Would Boldin have helped the Chiefs win a playoff game? That we will never know, but Trent Green was already throwing for 4,000+ yards per season in 2003-05, can you think of the numbers he would have put up with a legitimate No. 1 wide receiver to throw to?

Despite being the No. 2 guy in Arizona, he has been selected to the Pro Bowl three different times, including 2003, when he was named offensive rookie of the year. He is also the fastest in NFL history to record 300, and 400 receptions.

Boldin's incredible work ethic and attitude was on display last year when he missed only two games after fracturing his sinuses in a helmet-to-helmet collision in the end zone. This combination of talent and attitude would be a welcome addition to the Chiefs.


No. 2 - Brian Dawkins

Player the Chiefs picked:

With the 28th pick in the second round of the 1996 draft, the Kansas City Chiefs selected Reggie Tongue, defensive back out of Oregon State.

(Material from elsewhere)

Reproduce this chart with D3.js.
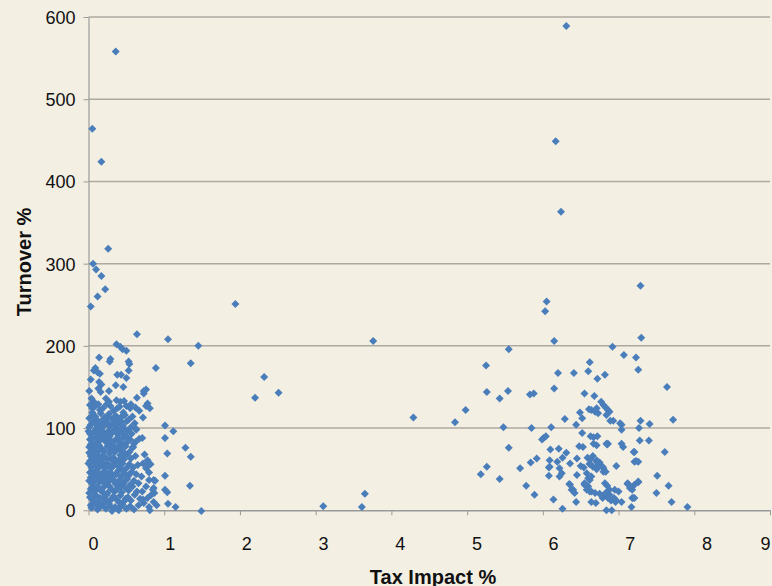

Tongue had a long, productive career for a second round pick in the NFL, albeit with several different teams. He was drafted as a free safety by the Chiefs and appeared in all 16 games as a rookie. He went on to start every game but one the following three years before being picked up by Seattle.

He totaled 52 starts over four years with the Seahawks, then had short one-year stints with the Jets, and Raiders.

He became more of a ball-hawk in his later years, as between 2001 and 2004 he totaled 13 interceptions, returning two of those for touchdowns.

Player the Chiefs should have picked:

Brian Dawkins, along with Ed Reed, has been one of the most feared safety's in the league for a long time. Not only will he knock the lights out of an opposing offensive player, but he's been a ball-hawk his entire career. Only in the two years he has had injuries has he had less than three created turnovers.

He had three interceptions his rookie year in which he started 13 games, and has totaled 34 INT's in his career. Picking the ball off isn't the only way Dawkins gets turnovers, he also has 33 forced fumbles in his career. His production in forced fumbles hasn't dropped off in the later stages of his career, as he tied his career high with 6 in 2008, and had 5 in 2006.

Dawkins is almost a sure-fire future Hall of Famer, and would really have helped out the KC defense for quite some time now. Imagine how much better the defense would have been in the early 2000's when he was in his prime, and how much that would have helped our high-powered offense with Trent Green and Priest Holmes.


No. 1 - Aaron Rodgers

Player the Chiefs picked:

With the 15th overall pick in the 2005 draft, the Kansas City Chiefs selected Derrick Johnson, linebacker out of Texas.

Don't get me wrong, I like Derrick Johnson, and he's been a good player for the Chiefs since he was drafted. But every year since then has been dubbed "his breakout year" and we have yet to see it.

For being picked in the middle of the first round, one expects these players to be spectacular, to be the stars on the team. Derrick Johnson's talent has not yet come to fruition, and he has yet to be that star.

Player the Chiefs should have picked:

Sure, the Chiefs had Trent Green at the time, but the Packers had Brett Favre. That didn't stop them from picking up Aaron Rodgers, who was assumed to go No. 1 overall to the 49ers.

The golden rule of quarterbacks is this: "Unless you have a franchise quarterback, you don't pass on one." Trent Green was not that franchise quarterback, and he was 35 years old at the time.

This pick alone (and maybe some coaching decisions) is the reason Green Bay was competing for the division last year, and the Chiefs were struggling to win two games.

Rodgers is still not a proven player in this league, but you would be hard pressed to find a QB that has thrown for 4,000 yards as a first year starter and went on to be a bust.

The trade for Matt Cassel may have quelled the storm for now, but we will see how he reacts to his new surroundings here in KC.

The point is, of all the good young quarterbacks around the league, Aaron Rodgers is near the top of that list, and the Chiefs passed on that for a slightly-above-average linebacker.